• **What the task asks**:
From the first line of the data down to and including the line with "const binWidth = 0.5;", copy everything exactly, leaving out pictures.

• **Source excerpt**:
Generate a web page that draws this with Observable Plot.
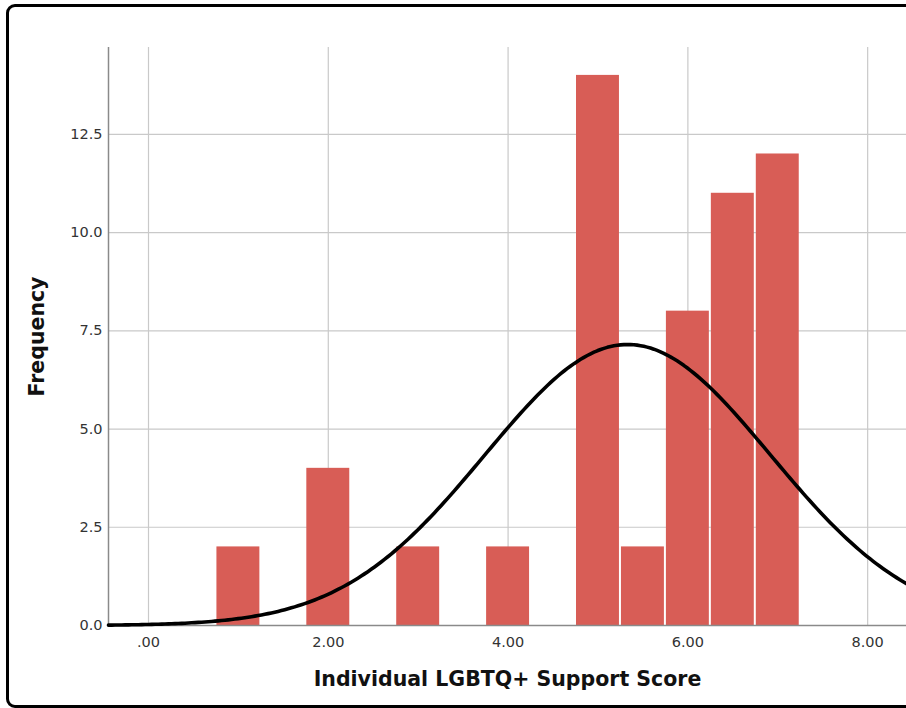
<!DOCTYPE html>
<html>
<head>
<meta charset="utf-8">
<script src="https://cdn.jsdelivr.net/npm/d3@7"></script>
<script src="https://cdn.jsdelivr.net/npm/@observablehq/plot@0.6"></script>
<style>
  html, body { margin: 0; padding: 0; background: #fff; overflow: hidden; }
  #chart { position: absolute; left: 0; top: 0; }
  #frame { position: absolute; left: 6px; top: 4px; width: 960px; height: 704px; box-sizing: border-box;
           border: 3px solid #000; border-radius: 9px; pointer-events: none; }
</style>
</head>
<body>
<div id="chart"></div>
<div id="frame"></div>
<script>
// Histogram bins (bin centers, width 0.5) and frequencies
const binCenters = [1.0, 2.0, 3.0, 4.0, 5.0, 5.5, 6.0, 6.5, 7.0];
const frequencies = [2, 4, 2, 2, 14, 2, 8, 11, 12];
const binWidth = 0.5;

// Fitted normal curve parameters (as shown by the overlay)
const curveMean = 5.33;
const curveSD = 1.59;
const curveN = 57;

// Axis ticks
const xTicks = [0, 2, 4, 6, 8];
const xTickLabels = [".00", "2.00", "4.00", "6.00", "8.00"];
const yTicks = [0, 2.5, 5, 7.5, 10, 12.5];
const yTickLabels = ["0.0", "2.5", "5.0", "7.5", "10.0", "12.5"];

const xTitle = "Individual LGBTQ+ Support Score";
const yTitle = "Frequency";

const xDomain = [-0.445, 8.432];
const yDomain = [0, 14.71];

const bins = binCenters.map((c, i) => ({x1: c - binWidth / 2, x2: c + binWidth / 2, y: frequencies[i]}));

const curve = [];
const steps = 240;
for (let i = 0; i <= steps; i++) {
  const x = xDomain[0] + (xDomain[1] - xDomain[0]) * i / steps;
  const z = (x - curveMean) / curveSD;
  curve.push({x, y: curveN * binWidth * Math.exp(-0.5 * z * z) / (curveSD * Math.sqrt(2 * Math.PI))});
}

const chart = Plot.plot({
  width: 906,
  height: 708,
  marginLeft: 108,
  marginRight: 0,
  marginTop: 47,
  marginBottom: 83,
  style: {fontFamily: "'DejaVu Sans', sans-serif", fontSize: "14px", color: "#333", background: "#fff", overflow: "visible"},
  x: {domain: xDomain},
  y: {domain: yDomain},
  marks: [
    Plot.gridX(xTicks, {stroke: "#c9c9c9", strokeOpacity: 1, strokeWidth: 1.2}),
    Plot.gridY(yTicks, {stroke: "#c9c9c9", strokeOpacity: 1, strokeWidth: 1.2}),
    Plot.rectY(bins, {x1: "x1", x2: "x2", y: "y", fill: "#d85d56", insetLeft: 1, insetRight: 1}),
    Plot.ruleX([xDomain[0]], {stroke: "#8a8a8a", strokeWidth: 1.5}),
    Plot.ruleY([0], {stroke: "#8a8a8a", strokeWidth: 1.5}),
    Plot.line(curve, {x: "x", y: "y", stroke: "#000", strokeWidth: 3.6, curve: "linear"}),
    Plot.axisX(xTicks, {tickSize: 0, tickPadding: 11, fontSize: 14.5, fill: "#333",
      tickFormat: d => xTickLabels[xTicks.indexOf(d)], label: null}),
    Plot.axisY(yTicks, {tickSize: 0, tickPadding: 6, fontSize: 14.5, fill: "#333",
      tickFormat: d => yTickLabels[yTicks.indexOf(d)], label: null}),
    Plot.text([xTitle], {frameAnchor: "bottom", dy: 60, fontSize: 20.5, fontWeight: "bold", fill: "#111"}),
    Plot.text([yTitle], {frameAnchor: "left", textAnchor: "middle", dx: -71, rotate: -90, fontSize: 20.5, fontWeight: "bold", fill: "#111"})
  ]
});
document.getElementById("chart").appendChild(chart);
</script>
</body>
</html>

• **Written answer**:
Generate a web page that draws this with Observable Plot.
<!DOCTYPE html>
<html>
<head>
<meta charset="utf-8">
<script src="https://cdn.jsdelivr.net/npm/d3@7"></script>
<script src="https://cdn.jsdelivr.net/npm/@observablehq/plot@0.6"></script>
<style>
  html, body { margin: 0; padding: 0; background: #fff; overflow: hidden; }
  #chart { position: absolute; left: 0; top: 0; }
  #frame { position: absolute; left: 6px; top: 4px; width: 960px; height: 704px; box-sizing: border-box;
           border: 3px solid #000; border-radius: 9px; pointer-events: none; }
</style>
</head>
<body>
<div id="chart"></div>
<div id="frame"></div>
<script>
// Histogram bins (bin centers, width 0.5) and frequencies
const binCenters = [1.0, 2.0, 3.0, 4.0, 5.0, 5.5, 6.0, 6.5, 7.0];
const frequencies = [2, 4, 2, 2, 14, 2, 8, 11, 12];
const binWidth = 0.5;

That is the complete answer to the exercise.